INPUT DATA:
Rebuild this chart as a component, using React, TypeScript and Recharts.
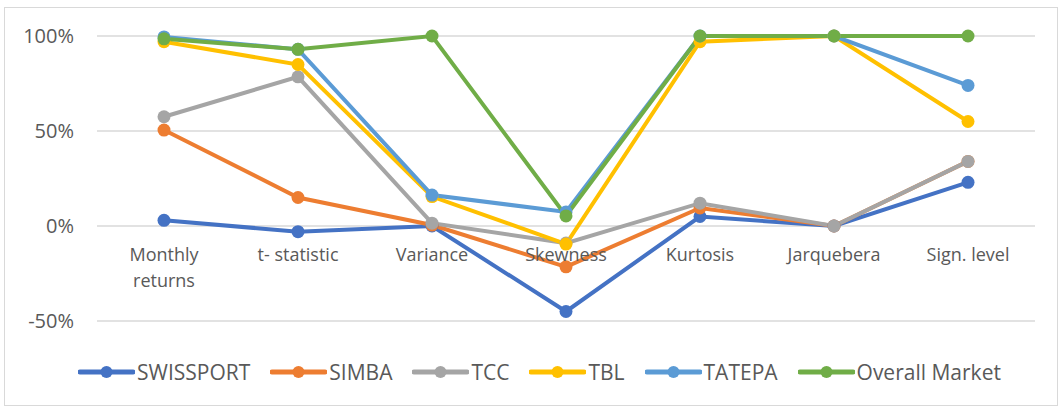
import React from 'react';
import { LineChart, Line, XAxis, YAxis, CartesianGrid } from 'recharts';

const categories = ['Monthly returns', 't- statistic', 'Variance', 'Skewness', 'Kurtosis', 'Jarquebera', 'Sign. level'];
const swissport = [0.03, -0.03, 0, -0.45, 0.05, 0, 0.23];
const simba = [0.505, 0.15, 0.005, -0.215, 0.095, 0, 0.34];
const tcc = [0.575, 0.785, 0.015, -0.09, 0.12, 0, 0.34];
const tbl = [0.97, 0.85, 0.155, -0.095, 0.97, 1, 0.55];
const tatepa = [0.995, 0.93, 0.163, 0.074, 1, 1, 0.74];
const overall = [0.985, 0.93, 1, 0.053, 1, 1, 1];
const yTicks = [-0.5, 0, 0.5, 1];

const SERIES = [
  { key: 'SWISSPORT', values: swissport, color: '#4472C4' },
  { key: 'SIMBA', values: simba, color: '#ED7D31' },
  { key: 'TCC', values: tcc, color: '#A5A5A5' },
  { key: 'TBL', values: tbl, color: '#FFC000' },
  { key: 'TATEPA', values: tatepa, color: '#5B9BD5' },
  { key: 'Overall Market', values: overall, color: '#70AD47' },
];

const rows = categories.map((c, i) => {
  const r: any = { name: c };
  SERIES.forEach((s) => { r[s.key] = s.values[i]; });
  return r;
});

const W = 1061;
const H = 409;
const MARGIN = { top: 36, right: 26, bottom: 87, left: 0 };
const Y_MIN = -0.5;
const Y_MAX = 1;
const FONT = '"Open Sans", sans-serif';
const TEXT = '#595959';

const plotH = H - MARGIN.top - MARGIN.bottom - 1;
const zeroY = MARGIN.top + plotH * (Y_MAX / (Y_MAX - Y_MIN));
const band = (W - 97 - MARGIN.right) / categories.length;

// category labels sit under the 0% line, like Excel does
const CategoryTick = (props: any) => {
  const { x, payload } = props;
  const label: string = payload.value;
  const lines = label.length > 12 ? label.split(' ') : [label];
  return (
    <text x={x} y={zeroY + 35} textAnchor="middle" fill={TEXT} fontSize={18} fontFamily={FONT}>
      {lines.map((l, i) => (
        <tspan key={i} x={x} dy={i === 0 ? 0 : 26}>{l}</tspan>
      ))}
    </text>
  );
};

const LegendRow = () => (
  <div style={{ position: 'absolute', left: 78, top: 358, display: 'flex', alignItems: 'center', gap: 20, fontFamily: FONT, fontSize: 21, color: TEXT, whiteSpace: 'nowrap' }}>
    {SERIES.map((s) => (
      <div key={s.key} style={{ display: 'flex', alignItems: 'center', gap: 2 }}>
        <svg width={57} height={14}>
          <line x1={2} y1={7} x2={55} y2={7} stroke={s.color} strokeWidth={5} strokeLinecap="round" />
          <circle cx={28.5} cy={7} r={6} fill={s.color} />
        </svg>
        <span>{s.key}</span>
      </div>
    ))}
  </div>
);

export default function App() {
  return (
    <div style={{ position: 'absolute', left: 0, top: 0, width: W, height: H, background: '#fff' }}>
      <div style={{ position: 'absolute', left: 4, top: 7, width: 1052, height: 397, border: '1px solid #D9D9D9' }} />
      <LineChart width={W} height={H} data={rows} margin={MARGIN}>
        <CartesianGrid vertical={false} stroke="#D9D9D9" strokeWidth={1.5} />
        <XAxis
          dataKey="name"
          axisLine={false}
          tickLine={false}
          tick={<CategoryTick />}
          interval={0}
          height={1}
          padding={{ left: band / 2, right: band / 2 }}
        />
        <YAxis
          domain={[Y_MIN, Y_MAX]}
          ticks={yTicks}
          width={97}
          axisLine={false}
          tickLine={false}
          tickMargin={17}
          tickFormatter={(v: number) => `${Math.round(v * 100)}%`}
          tick={{ fill: TEXT, fontSize: 20, fontFamily: FONT }}
        />
        {SERIES.map((s) => (
          <Line
            key={s.key}
            dataKey={s.key}
            stroke={s.color}
            strokeWidth={4}
            dot={{ r: 6.5, fill: s.color, stroke: s.color, strokeWidth: 0 }}
            activeDot={false}
            isAnimationActive={false}
          />
        ))}
      </LineChart>
      <LegendRow />
    </div>
  );
}
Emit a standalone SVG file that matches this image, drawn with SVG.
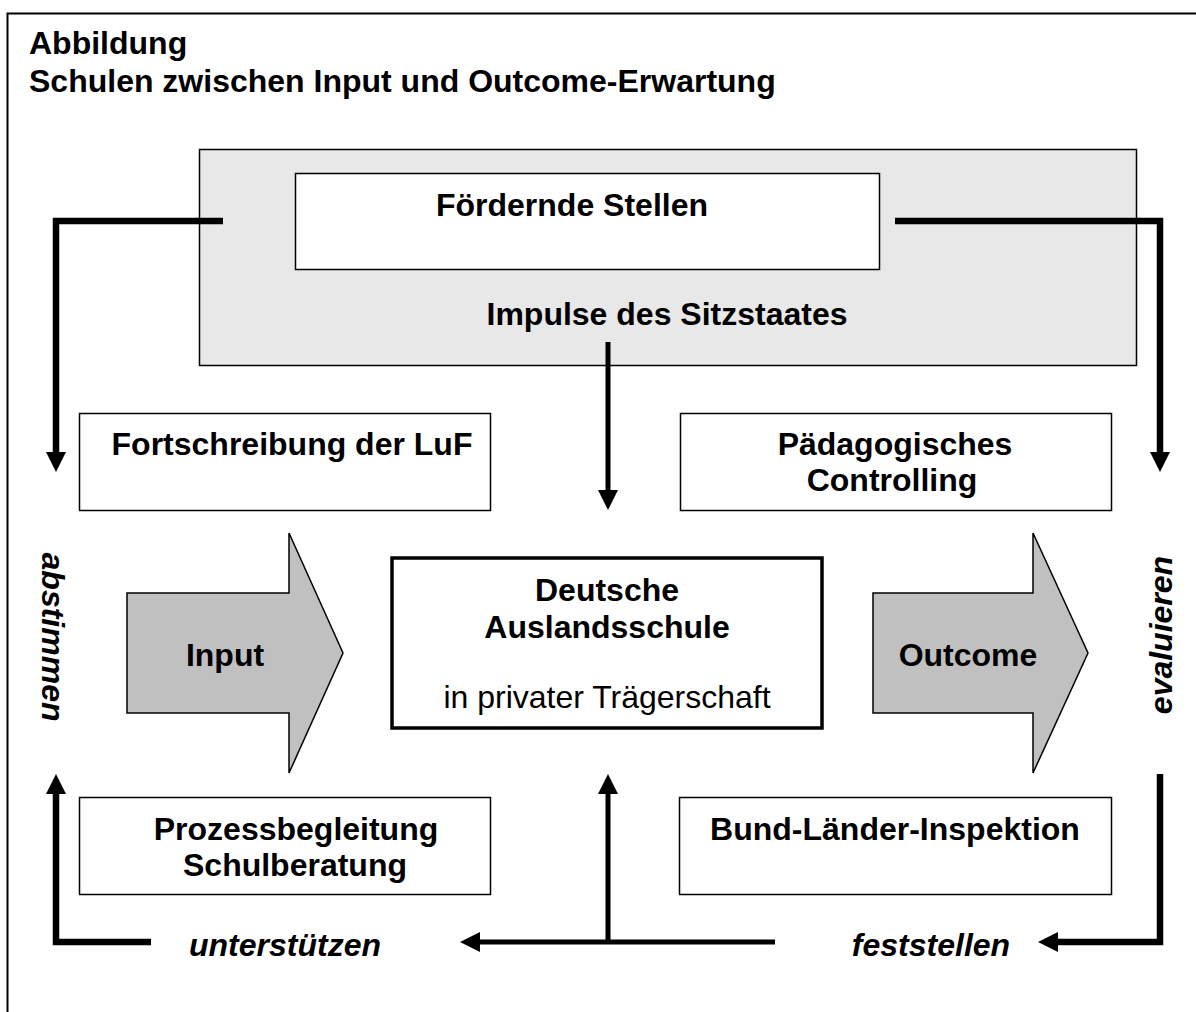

WHAT YOU HAVE TO DO: Look for the word "this" in every line of the listing and copy the lines that have it.

SOLUTION:
Rebuild this chart as a component, using React, TypeScript and Recharts.
Emit a standalone SVG file that matches this image, drawn with SVG.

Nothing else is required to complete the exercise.